**OBJECTIVE**. Find every line with the word "code". Copy those lines.

**LISTED ENTRIES**.
════════════════
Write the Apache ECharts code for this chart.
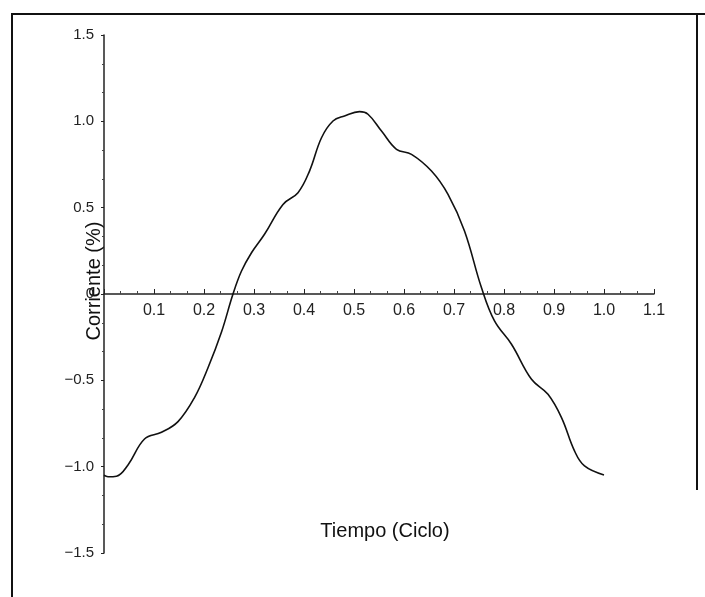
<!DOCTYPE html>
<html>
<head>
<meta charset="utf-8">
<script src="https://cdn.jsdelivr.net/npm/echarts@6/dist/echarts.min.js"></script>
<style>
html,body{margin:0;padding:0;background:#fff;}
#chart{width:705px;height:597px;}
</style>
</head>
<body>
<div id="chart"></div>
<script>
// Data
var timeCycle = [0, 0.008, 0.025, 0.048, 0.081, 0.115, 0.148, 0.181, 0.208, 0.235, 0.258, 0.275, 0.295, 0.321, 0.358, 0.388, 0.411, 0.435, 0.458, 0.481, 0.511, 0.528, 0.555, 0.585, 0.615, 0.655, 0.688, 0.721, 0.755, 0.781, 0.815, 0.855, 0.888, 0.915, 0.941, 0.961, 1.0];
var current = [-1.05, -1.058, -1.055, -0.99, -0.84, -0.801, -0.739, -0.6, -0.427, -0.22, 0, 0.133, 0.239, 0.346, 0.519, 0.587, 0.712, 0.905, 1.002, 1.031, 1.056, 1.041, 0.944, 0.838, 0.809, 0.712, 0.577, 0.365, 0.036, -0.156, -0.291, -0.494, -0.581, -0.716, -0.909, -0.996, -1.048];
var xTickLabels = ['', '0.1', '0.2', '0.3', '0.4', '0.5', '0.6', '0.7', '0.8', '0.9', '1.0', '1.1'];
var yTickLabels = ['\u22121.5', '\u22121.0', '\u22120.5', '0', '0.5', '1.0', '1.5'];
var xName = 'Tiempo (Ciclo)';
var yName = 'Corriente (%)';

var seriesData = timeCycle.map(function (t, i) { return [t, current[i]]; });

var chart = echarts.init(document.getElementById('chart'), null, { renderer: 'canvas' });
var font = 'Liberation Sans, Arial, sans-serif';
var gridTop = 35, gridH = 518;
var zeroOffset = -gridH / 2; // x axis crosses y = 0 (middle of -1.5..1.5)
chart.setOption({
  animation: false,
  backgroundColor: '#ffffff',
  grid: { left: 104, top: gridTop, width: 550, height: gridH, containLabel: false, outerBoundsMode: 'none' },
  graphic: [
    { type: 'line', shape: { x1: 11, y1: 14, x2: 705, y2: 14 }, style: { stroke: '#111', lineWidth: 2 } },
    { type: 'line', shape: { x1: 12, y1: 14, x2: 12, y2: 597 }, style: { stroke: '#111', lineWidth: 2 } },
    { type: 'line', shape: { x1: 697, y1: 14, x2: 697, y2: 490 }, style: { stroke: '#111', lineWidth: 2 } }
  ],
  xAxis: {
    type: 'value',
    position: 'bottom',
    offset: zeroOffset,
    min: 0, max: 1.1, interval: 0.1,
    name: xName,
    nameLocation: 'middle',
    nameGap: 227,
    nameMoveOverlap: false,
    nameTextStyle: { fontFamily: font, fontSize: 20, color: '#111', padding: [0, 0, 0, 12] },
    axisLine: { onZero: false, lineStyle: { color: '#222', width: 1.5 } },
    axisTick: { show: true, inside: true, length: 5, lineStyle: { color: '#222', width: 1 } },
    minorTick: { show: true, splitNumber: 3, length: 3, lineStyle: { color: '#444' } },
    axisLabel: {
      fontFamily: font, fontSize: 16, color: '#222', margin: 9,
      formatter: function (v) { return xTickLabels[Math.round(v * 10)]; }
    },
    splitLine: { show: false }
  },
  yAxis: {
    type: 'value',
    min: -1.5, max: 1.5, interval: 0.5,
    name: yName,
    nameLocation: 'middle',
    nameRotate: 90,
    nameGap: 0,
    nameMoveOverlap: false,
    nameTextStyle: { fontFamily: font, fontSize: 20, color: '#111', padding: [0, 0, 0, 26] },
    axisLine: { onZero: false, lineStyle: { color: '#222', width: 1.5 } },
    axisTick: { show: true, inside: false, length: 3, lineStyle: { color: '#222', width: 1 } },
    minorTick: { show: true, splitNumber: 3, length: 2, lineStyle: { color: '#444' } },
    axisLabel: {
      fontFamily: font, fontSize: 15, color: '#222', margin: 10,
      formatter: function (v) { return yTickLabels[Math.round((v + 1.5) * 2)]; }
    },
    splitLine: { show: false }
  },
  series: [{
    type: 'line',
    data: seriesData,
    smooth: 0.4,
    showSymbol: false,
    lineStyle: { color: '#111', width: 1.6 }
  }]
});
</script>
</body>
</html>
════════════════
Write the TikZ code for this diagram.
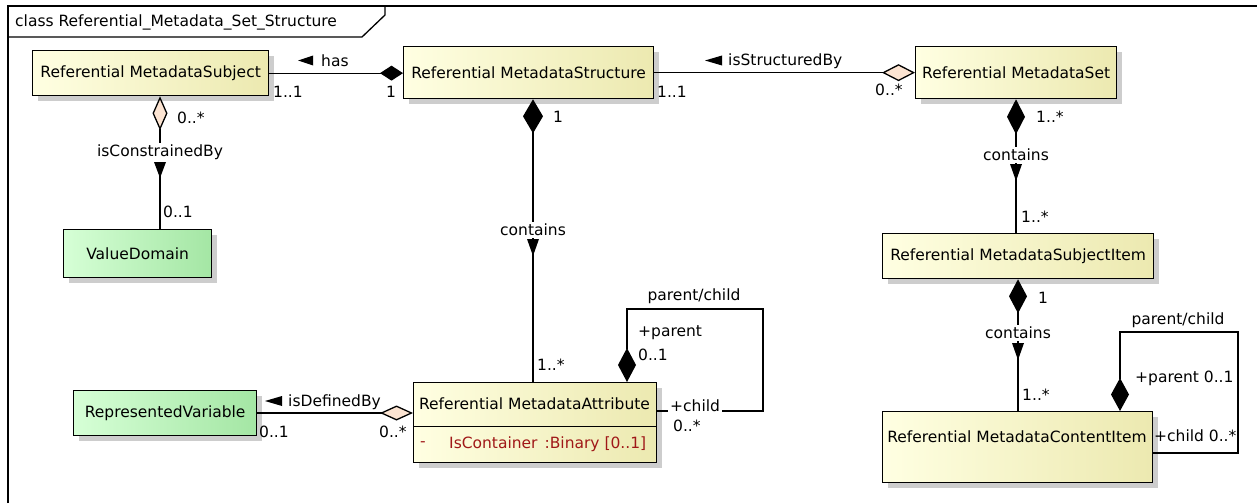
════════════════
**WRITTEN RESPONSE**.
Write the Apache ECharts code for this chart.
Write the TikZ code for this diagram.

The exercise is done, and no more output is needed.